Have all-male clubs lost their cachet? A decade ago, the testosterone fortress of the Augusta National Golf Club in Georgia was a battlefront of the feminist movement. Now, as the club contemplates a historic first offer of membership to a woman—Virginia "Ginni" Rometty, chief executive officer of IBM, which is a sponsor of this week's Masters Tournament—the most remarkable part of the story is that this time there's a near-universal consensus.

"A lot is different now," says Ilene Lang, the president and chief executive officer of Catalyst, a global firm that studies women in business. "To most people looking at this, it just seems silly." Yet silly or no, Lang says it's about time Augusta got on the distaff side of history. "It is still discrimination," she says, "and it's ridiculous."

Rometty has stayed mum on whether she'll get—or even covets—the boxy green blazer that the club has awarded to her four predecessors at IBM. At a press event Wednesday, Augusta chairman Billy Payne, who called Tiger Woods a disappointment for his 2010 sex scandal, dodged questions about Rometty. Meanwhile, President Obama and Mitt Romney said they believe women should be admitted, and Callista Gingrich expressed interest in becoming a member.

The notion of women fighting to get into the old boys' club seems almost quaint now, when every socioeconomic indicator shows female fortunes on the rise, while men, it seems, devote more and more time to sexting naughty photos.

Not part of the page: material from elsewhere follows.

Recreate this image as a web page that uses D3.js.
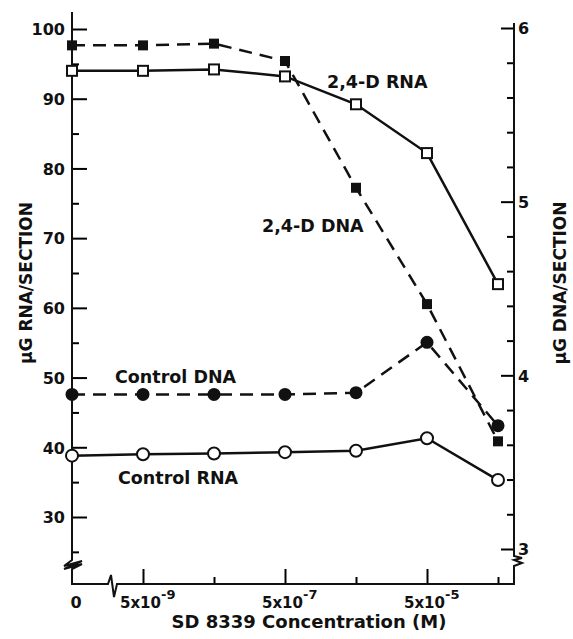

Augusta is one of few remaining bastions of a particularly anachronistic kind of male privilege, where men of means enjoy golf, whisky, and whatever other private pleasures they take in the company of their own sex.

Less than 1 percent of America's golf clubs are still closed to women. Most big-city social groups have opened their doors, as have most country clubs and secret societies. Those that haven't carry enough stigma that politicians regularly resign from them before running for office—as Mike Bloomberg did with New York's Brook club before he ran for mayor.

"Certainly, I think the mainstream is less accepting of this kind of discrimination," says Sally Frank, a law professor who successfully sued Princeton's all-male eating clubs while a student at the university in the 1980s. Furthermore, the social aspect of male-only clubs is hardly as tantalizing as it once was. Does any powerful woman actually long to participate in the ritualistic cross-dressing that passes for entertainment at VIP man-camp Bohemian Grove?

Still, admission for Rometty does matter. Says Martha Burk, who led the campaign against Augusta in 2002: "What I fear is that [Augusta will] come up with some kind of half-baked 'solution,' such as not letting her in now but maybe waiting a year or two when all this female stuff blows over."

But the "female stuff" likely won't blow over. Rometty, whose true passion is scuba diving, is in increasingly feminine company in the C-suite, which includes the CEOs of HP, Xerox, and Pepsi. If Augusta National clings to its no-estrogen policy, will it really be able to maintain its white-hot power status for much longer? You can't make deals on the back nine when all the CEOs are at the bottom of the ocean, swimming with sharks.